Centre d’Études Sociologiques de la Sorbonne (CESS)
Groupe d’Étude des Méthodes de l’Analyse Sociologique (GEMAS)
Social Mechanisms and Analytical Sociology
17-18 october 2008
Université Paris-Sorbonne - Maison de la Recherche
28 rue Serpente, 75006 PARIS - Salle D035
Métro : Odéon ou Saint-Michel
The concept of mechanism has been widely used throughout the history of social sciences in general and in sociology in particular. Most classical writers of sociological tradition (for instance Tocqueville, Marx, Durkheim or Weber) can be said to have spontaneously built some mechanism-based explanations.
Nevertheless, the notion of mechanism has been rarely explored as such. A critical change occurred with the 1996 Stockholm conference which focused on the concept of social mechanism itself. Since, this intellectual movement has continued to expand. A renewed attention to the concept seems to be in progress also in economics, in political science, in history or in criminology.
In sociology, the concept of mechanism has been moreover linked to the notion of “analytical” sociology and, more recently, to some computational methods.

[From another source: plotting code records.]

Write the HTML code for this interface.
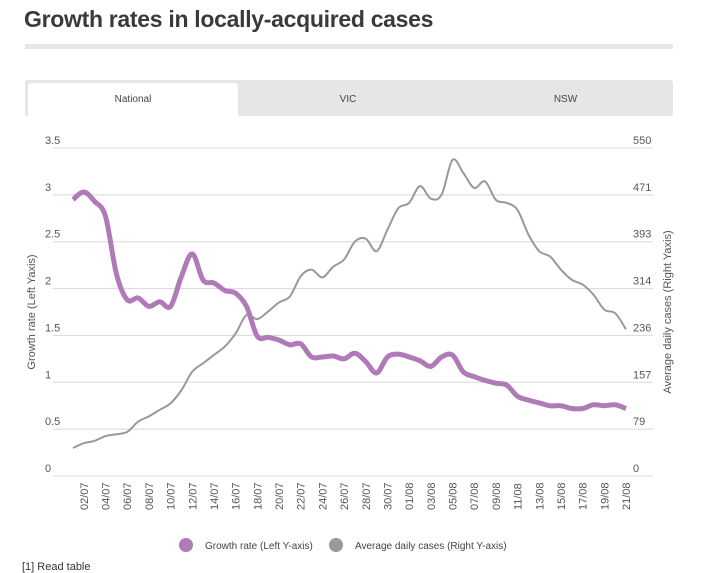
<!DOCTYPE html>
<html><head><meta charset="utf-8">
<style>
body{margin:0;width:706px;height:570px;overflow:hidden;background:#fff;font-family:"Liberation Sans",sans-serif;color:#333;}
#title{position:absolute;left:24px;top:6px;font-size:23px;font-weight:bold;color:#3a3a3a;margin:0;letter-spacing:-0.3px}
#rule{position:absolute;left:25px;top:44px;width:648px;height:5px;background:#e6e6e6}
#tabs{position:absolute;left:25px;top:80px;width:648px;height:36px;background:#e6e6e6;border-radius:3px}
.tab{position:absolute;top:3px;height:33px;line-height:33px;text-align:center;font-size:10px;color:#444}
#foot{position:absolute;left:22px;top:561px;font-size:11px;color:#333}
</style></head><body>
<h1 id="title">Growth rates in locally-acquired cases</h1>
<div id="rule"></div>
<div id="tabs">
<div class="tab" style="left:3px;width:210px;background:#fff;border-radius:3px 3px 0 0">National</div>
<div class="tab" style="left:213px;width:220px">VIC</div>
<div class="tab" style="left:433px;width:215px">NSW</div>
</div>
<svg id="chart" width="706" height="570" style="position:absolute;left:0;top:0"></svg>
<div id="foot">[1] Read table</div>
<script>
const dayLabels=[];for(let d=1;d<=31;d++)dayLabels.push(String(d).padStart(2,'0')+'/07');for(let d=1;d<=21;d++)dayLabels.push(String(d).padStart(2,'0')+'/08');
const growthRate=[2.95,3.03,2.93,2.77,2.16,1.88,1.9,1.81,1.86,1.81,2.13,2.37,2.09,2.06,1.98,1.95,1.81,1.49,1.48,1.45,1.40,1.41,1.27,1.27,1.28,1.25,1.31,1.22,1.10,1.27,1.30,1.27,1.23,1.17,1.27,1.29,1.11,1.06,1.02,0.99,0.97,0.85,0.81,0.78,0.75,0.75,0.72,0.72,0.76,0.75,0.76,0.72];
const avgCases=[47,55,59,67,70,74,91,100,111,122,144,175,189,203,217,239,270,263,276,291,301,335,346,333,351,363,393,398,377,413,449,458,486,465,472,530,508,483,494,463,458,446,405,377,368,346,329,321,304,279,273,246];
const leftTicks=[0,0.5,1,1.5,2,2.5,3,3.5];
const rightTicks=[0,79,157,236,314,393,471,550];
const NS='http://www.w3.org/2000/svg',svg=document.getElementById('chart');
const X0=73,X1=626,YT=148,YB=476;
const xS=i=>X0+(X1-X0)*i/(dayLabels.length-1);
const yL=v=>YB-(YB-YT)*v/3.5;
const yR=v=>YB-(YB-YT)*v/550;
function mk(t,a,txt){const e=document.createElementNS(NS,t);for(const k in a)e.setAttribute(k,a[k]);if(txt!==undefined)e.textContent=txt;svg.appendChild(e);return e;}
leftTicks.forEach((v,i)=>{
const g=mk('line',{x1:53,x2:653,y1:yL(v),y2:yL(v),stroke:'#d8d8d8','stroke-width':1});


const t=mk('text',{x:45,y:yL(v)-4,'font-size':11,fill:'#555'},String(v));


const r=mk('text',{x:633,y:yR(rightTicks[i])-4,'font-size':11,fill:'#555'},String(rightTicks[i]));


});
dayLabels.forEach((l,i)=>{if(i%2!==1)return;
const x=xS(i)+4;
const t=mk('text',{x:x,y:510,'font-size':11,fill:'#555',transform:`rotate(-90 ${x} 510)`},l);


});
function path(vals,sc){const p=vals.map((v,i)=>[xS(i),sc(v)]);let d=`M${p[0][0]},${p[0][1]}`;
for(let i=0;i<p.length-1;i++){const a=p[Math.max(0,i-1)],b=p[i],c=p[i+1],e=p[Math.min(p.length-1,i+2)];
d+=` C${b[0]+(c[0]-a[0])/6},${b[1]+(c[1]-a[1])/6} ${c[0]-(e[0]-b[0])/6},${c[1]-(e[1]-b[1])/6} ${c[0]},${c[1]}`;}return d;}
const g2=mk('path',{d:path(avgCases,yR),fill:'none',stroke:'#999','stroke-width':2});


const g1=mk('path',{d:path(growthRate,yL),fill:'none',stroke:'#b07ab8','stroke-width':5,'stroke-linejoin':'round'});


const ly=mk('text',{x:35,y:312,'font-size':11,fill:'#555','text-anchor':'middle',transform:'rotate(-90 35 312)'},'Growth rate (Left Yaxis)');


const ry=mk('text',{x:671,y:312,'font-size':11,fill:'#555','text-anchor':'middle',transform:'rotate(-90 671 312)'},'Average daily cases (Right Yaxis)');


const c1=mk('circle',{cx:186,cy:545,r:7,fill:'#b07ab8'});


const t1=mk('text',{x:205,y:549,'font-size':10,fill:'#444'},'Growth rate (Left Y-axis)');


const c2=mk('circle',{cx:336,cy:545,r:7,fill:'#999'});


const t2=mk('text',{x:355,y:549,'font-size':10,fill:'#444'},'Average daily cases (Right Y-axis)');


</script>
</body></html>
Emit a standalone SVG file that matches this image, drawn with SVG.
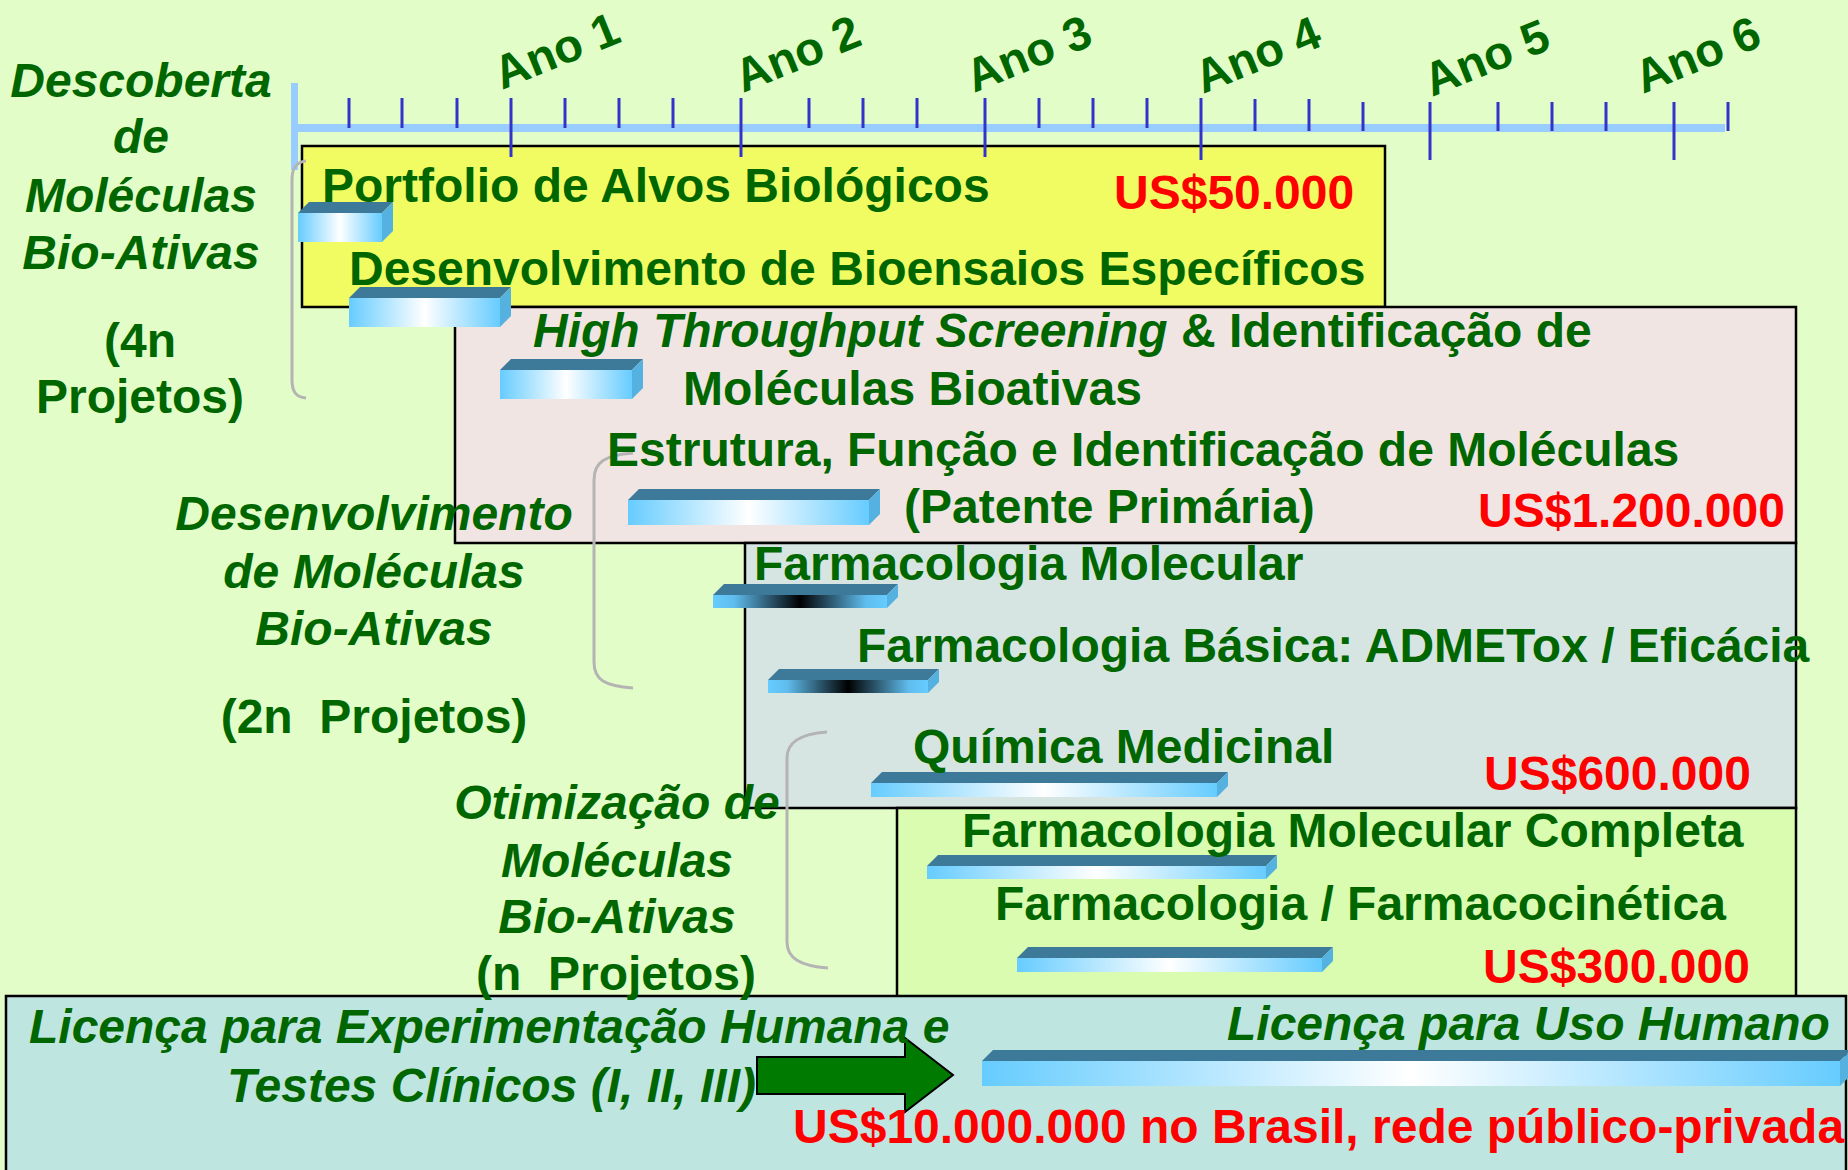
<svg xmlns="http://www.w3.org/2000/svg" width="1848" height="1170" viewBox="0 0 1848 1170">
<style>
.t{font-family:"Liberation Sans",Arial,sans-serif;font-weight:bold;font-size:48px;fill:#006600}
.i{font-style:italic}
.r{fill:#ff0000}
.c{text-anchor:middle}
.ano{font-family:"Liberation Sans",Arial,sans-serif;font-weight:bold;font-size:47px;fill:#006600}
.box{stroke:#000;stroke-width:2.5}
.tk{stroke:#3333cc;stroke-width:3}
.br{fill:none;stroke:#b4b4b4;stroke-width:3}
.top{fill:#3d7999}
.side{fill:#55b2e0}
</style>
<defs>
<linearGradient id="gw" x1="0" y1="0" x2="1" y2="0">
<stop offset="0" stop-color="#66ccff"/>
<stop offset="0.5" stop-color="#ffffff"/>
<stop offset="1" stop-color="#66ccff"/>
</linearGradient>
<linearGradient id="gb" x1="0" y1="0" x2="1" y2="0">
<stop offset="0" stop-color="#66ccff"/>
<stop offset="0.12" stop-color="#5fbdee"/>
<stop offset="0.5" stop-color="#000000"/>
<stop offset="0.88" stop-color="#5fbdee"/>
<stop offset="1" stop-color="#66ccff"/>
</linearGradient>
</defs>
<rect width="1848" height="1170" fill="#e3fdc8"/>

<g id="boxes">
<rect id="box-yellow" class="box" x="302" y="146" width="1083" height="161" fill="#f1fc62"/>
<rect id="box-pink" class="box" x="455" y="307" width="1341" height="236" fill="#f0e5e2"/>
<rect id="box-gray" class="box" x="745" y="543" width="1051" height="265" fill="#d7e5e2"/>
<rect id="box-green" class="box" x="897" y="808" width="899" height="190" fill="#d9fcb0"/>
<rect id="box-teal" class="box" x="6" y="996" width="1840" height="190" fill="#bfe5e1"/>
</g>

<g id="axis">
<rect x="295" y="124" width="1430" height="8" fill="#99ccff"/>
<rect x="291" y="83" width="7" height="87" fill="#99ccff"/>
<g class="tk">
<line x1="349" y1="98" x2="349" y2="128"/>
<line x1="402" y1="98" x2="402" y2="128"/>
<line x1="457" y1="98" x2="457" y2="128"/>
<line x1="511" y1="98" x2="511" y2="157"/>
<line x1="565" y1="98" x2="565" y2="128"/>
<line x1="619" y1="98" x2="619" y2="128"/>
<line x1="673" y1="98" x2="673" y2="128"/>
<line x1="741" y1="98" x2="741" y2="157"/>
<line x1="809" y1="98" x2="809" y2="128"/>
<line x1="863" y1="98" x2="863" y2="128"/>
<line x1="917" y1="98" x2="917" y2="128"/>
<line x1="985" y1="98" x2="985" y2="157"/>
<line x1="1039" y1="98" x2="1039" y2="128"/>
<line x1="1093" y1="98" x2="1093" y2="128"/>
<line x1="1147" y1="98" x2="1147" y2="128"/>
<line x1="1201" y1="98" x2="1201" y2="160"/>
<line x1="1255" y1="99" x2="1255" y2="131"/>
<line x1="1309" y1="99" x2="1309" y2="131"/>
<line x1="1363" y1="102" x2="1363" y2="131"/>
<line x1="1430" y1="102" x2="1430" y2="160"/>
<line x1="1498" y1="102" x2="1498" y2="131"/>
<line x1="1552" y1="102" x2="1552" y2="131"/>
<line x1="1606" y1="102" x2="1606" y2="131"/>
<line x1="1674" y1="102" x2="1674" y2="160"/>
<line x1="1728" y1="102" x2="1728" y2="131"/>
</g>
<text class="ano" transform="translate(502,90) rotate(-22)">Ano 1</text>
<text class="ano" transform="translate(743,93) rotate(-22)">Ano 2</text>
<text class="ano" transform="translate(974,93) rotate(-22)">Ano 3</text>
<text class="ano" transform="translate(1203,94) rotate(-22)">Ano 4</text>
<text class="ano" transform="translate(1432,97) rotate(-22)">Ano 5</text>
<text class="ano" transform="translate(1643,94) rotate(-22)">Ano 6</text>
</g>

<g id="connectors">
<path class="br" d="M306 161 C296 162 292 168 292 180 L292 380 C292 392 296 397 306 398"/>
<path class="br" d="M633 453 C605 455 594 462 594 480 L594 662 C594 680 605 686 633 688"/>
<path class="br" d="M827 732 C800 734 787 742 787 758 L787 942 C787 958 800 966 828 968"/>
<path d="M757 1057 L905 1057 L905 1038 L953 1075 L905 1112 L905 1094 L757 1094 Z" fill="#007a00" stroke="#000" stroke-width="2"/>
</g>

<g id="bars">
<g id="bar1"><rect x="298" y="213" width="84" height="29" fill="url(#gw)"/><polygon class="top" points="298,213 309,202 393,202 382,213"/><polygon class="side" points="382,213 393,202 393,231 382,242"/></g>
<g id="bar2"><rect x="349" y="298" width="151" height="29" fill="url(#gw)"/><polygon class="top" points="349,298 360,287 511,287 500,298"/><polygon class="side" points="500,298 511,287 511,316 500,327"/></g>
<g id="bar3"><rect x="500" y="370" width="132" height="29" fill="url(#gw)"/><polygon class="top" points="500,370 511,359 643,359 632,370"/><polygon class="side" points="632,370 643,359 643,388 632,399"/></g>
<g id="bar4"><rect x="628" y="500" width="241" height="25" fill="url(#gw)"/><polygon class="top" points="628,500 639,489 880,489 869,500"/><polygon class="side" points="869,500 880,489 880,514 869,525"/></g>
<g id="bar5"><rect x="713" y="595" width="174" height="13" fill="url(#gb)"/><polygon class="top" points="713,595 724,584 898,584 887,595"/><polygon class="side" points="887,595 898,584 898,597 887,608"/></g>
<g id="bar6"><rect x="768" y="680" width="160" height="13" fill="url(#gb)"/><polygon class="top" points="768,680 779,669 939,669 928,680"/><polygon class="side" points="928,680 939,669 939,682 928,693"/></g>
<g id="bar7"><rect x="871" y="783" width="346" height="14" fill="url(#gw)"/><polygon class="top" points="871,783 882,772 1228,772 1217,783"/><polygon class="side" points="1217,783 1228,772 1228,786 1217,797"/></g>
<g id="bar8"><rect x="927" y="866" width="339" height="13" fill="url(#gw)"/><polygon class="top" points="927,866 938,855 1277,855 1266,866"/><polygon class="side" points="1266,866 1277,855 1277,868 1266,879"/></g>
<g id="bar9"><rect x="1017" y="958" width="305" height="14" fill="url(#gw)"/><polygon class="top" points="1017,958 1028,947 1333,947 1322,958"/><polygon class="side" points="1322,958 1333,947 1333,961 1322,972"/></g>
<g id="bar10"><rect x="982" y="1061" width="858" height="25" fill="url(#gw)"/><polygon class="top" points="982,1061 993,1050 1851,1050 1840,1061"/><polygon class="side" points="1840,1061 1851,1050 1851,1075 1840,1086"/></g>
</g>

<g id="labels">
<text class="t i c" x="141" y="97">Descoberta</text>
<text class="t i c" x="141" y="153">de</text>
<text class="t i c" x="141" y="212">Moléculas</text>
<text class="t i c" x="141" y="269">Bio-Ativas</text>
<text class="t c" x="140" y="357">(4n</text>
<text class="t c" x="140" y="413">Projetos)</text>
<text class="t i c" x="374" y="530">Desenvolvimento</text>
<text class="t i c" x="374" y="588">de Moléculas</text>
<text class="t i c" x="374" y="645">Bio-Ativas</text>
<text class="t c" x="374" y="733" xml:space="preserve">(2n  Projetos)</text>
<text class="t i c" x="617" y="819">Otimização de</text>
<text class="t i c" x="617" y="877">Moléculas</text>
<text class="t i c" x="617" y="933">Bio-Ativas</text>
<text class="t c" x="616" y="990" xml:space="preserve">(n  Projetos)</text>
</g>

<g id="tasks">
<text class="t" x="322" y="202">Portfolio de Alvos Biológicos</text>
<text class="t r" x="1114" y="209">US$50.000</text>
<text class="t" x="349" y="285">Desenvolvimento de Bioensaios Específicos</text>
<text class="t" x="533" y="347"><tspan class="i">High Throughput Screening</tspan> &amp; Identificação de</text>
<text class="t" x="683" y="405">Moléculas Bioativas</text>
<text class="t" x="607" y="466">Estrutura, Função e Identificação de Moléculas</text>
<text class="t" x="904" y="523">(Patente Primária)</text>
<text class="t r" x="1478" y="527">US$1.200.000</text>
<text class="t" x="754" y="580">Farmacologia Molecular</text>
<text class="t" x="857" y="662">Farmacologia Básica: ADMETox / Eficácia</text>
<text class="t" x="913" y="763">Química Medicinal</text>
<text class="t r" x="1484" y="790">US$600.000</text>
<text class="t" x="962" y="847">Farmacologia Molecular Completa</text>
<text class="t" x="995" y="920">Farmacologia / Farmacocinética</text>
<text class="t r" x="1483" y="983">US$300.000</text>
<text class="t i" x="29" y="1043">Licença para Experimentação Humana e</text>
<text class="t i" x="227" y="1102">Testes Clínicos (I, II, III)</text>
<text class="t i" x="1227" y="1040">Licença para Uso Humano</text>
<text class="t r" x="793" y="1143">US$10.000.000 no Brasil, rede público-privada</text>
</g>
</svg>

These developments generate a new specific literature, but give birth to a new series of problems (as, for example, the rapport between ”analytical sociology” and “analytical philosophy’, or the relation between “analytical sociology” and quantitative, mathematical or computational sociology).
Ten years after the papers published in Social Mechanisms: an Analytical Approach to Social Theory it is time to have a new synthesis, and explore the difficulties that appeared through the recent developments of the approach.
The conference aims to do it from four points of view: - theoretical, regarding the kind of action, reasons and interactions that the concept of mechanism supposes, and regarding its differences in relation to concepts such as “process” and “narrative”;
- methodological, regarding the ways to implement the concept of mechanisms for empirical research and policy analysis;
- epistemological, considering its implications for the debate about causality and realism;
- historical, regarding the use of the concept in history of sociological thought.